Begitupun sebuah karya diracik dengan baik, tentu tak ada yang sempurna, termasuk buku ini. Saya mencermati ada dua kekurangan (jika boleh disebut kekurangan) yang ada di dalam buku ini. Pertama, ada beberapa artikel yang ternyata berulang, tetapi dengan judul yang berbeda. Seperti misalnya artikel berjudul “Pak Kapolwil” dengan “Dekat Surga”, atau artikel “Rayakan Kemenangan” yang berulang sampai dua kali dengan judul yang sama. Kedua, beberapa kata atau frase berbahasa daerah tidak dicantumkan terjemahannya. Hal ini terkadang membuat pembaca yang tidak tahu maknanya bertanya-tanya apa artinya, seperti saya misalnya. Saya berharap barangkali di cetakan berikutnya kekurangan ini bisa diperbaiki.
Di samping kekurangan tersebut, ada beberapa kelebihan yang diberikan oleh buku ini. Tulisan-tulisannya sangat sederhana dan mudah dicerna. Meskipun tidak menukil ayat maupun hadits secara detil, tetapi pembaca tetap memperoleh substansinya, sehingga tidak terkesan seperti membaca buku agama. Selain itu, penulis juga memperkaya buku ini dengan diksi-diksi yang lebih beragam, dan hal ini membuat saya tahu lebih banyak lagi kosakata dalam bahasa Indonesia.
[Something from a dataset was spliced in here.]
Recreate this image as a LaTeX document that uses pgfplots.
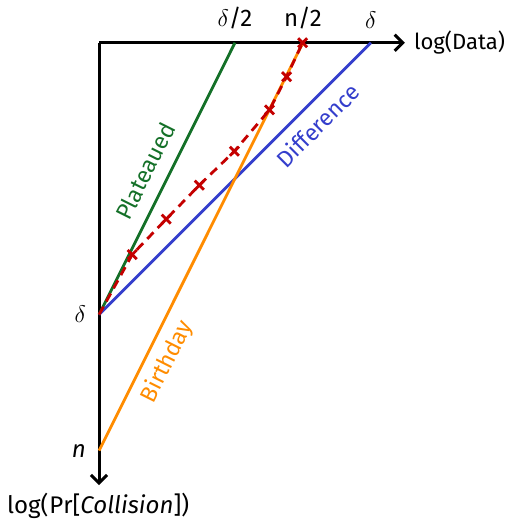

Walaupun artikel-artikel di dalam buku ini ditulis dengan gaya tulisan khas jurnalis, tidak dengan kalimat-kalimat yang puitis atau menggugah, buku ini tetap mampu menggugah saya pribadi untuk berbuat, seperti bangkit mengambil wudhu dan mendirikan salat serta berkomitmen untuk senantiasa memperbaiki diri terus-menerus. Secara keseluruhan, saya cukup menikmati buku ini.
“Membaca dan menulis adalah kegiatan yang tak terpisahkan, karena dengan membaca akan mendapatkan pengetahuan, sedangkan pengetahuan itu akan lebih bermakna kalau dituliskan. Apalagi kalau tulisan itu bisa dibaca oleh banyak orang.” (halaman vii – pengantar)
Buku ini diberikan oleh bapak Husnun N Djuraid ketika saya sedang ‘malas’ menulis resensi buku. Saat itu saya menulis sebuah status di dinding Facebook berupa uneg-uneg tentang betapa susahnya memulai lagi menulis resensi buku. Lalu beliau saat itu juga mengirimkan pesan, menawarkan apakah saya mau meresensi buku beliau. Saya pun tidak menolak. Alhamdulillaah, teguran kecil berupa kiriman buku ini bagi saya sangat berharga dan membuat saya malu jika menunda-nunda aktivitas membaca dan menuliskan review. Terima kasih, Pak!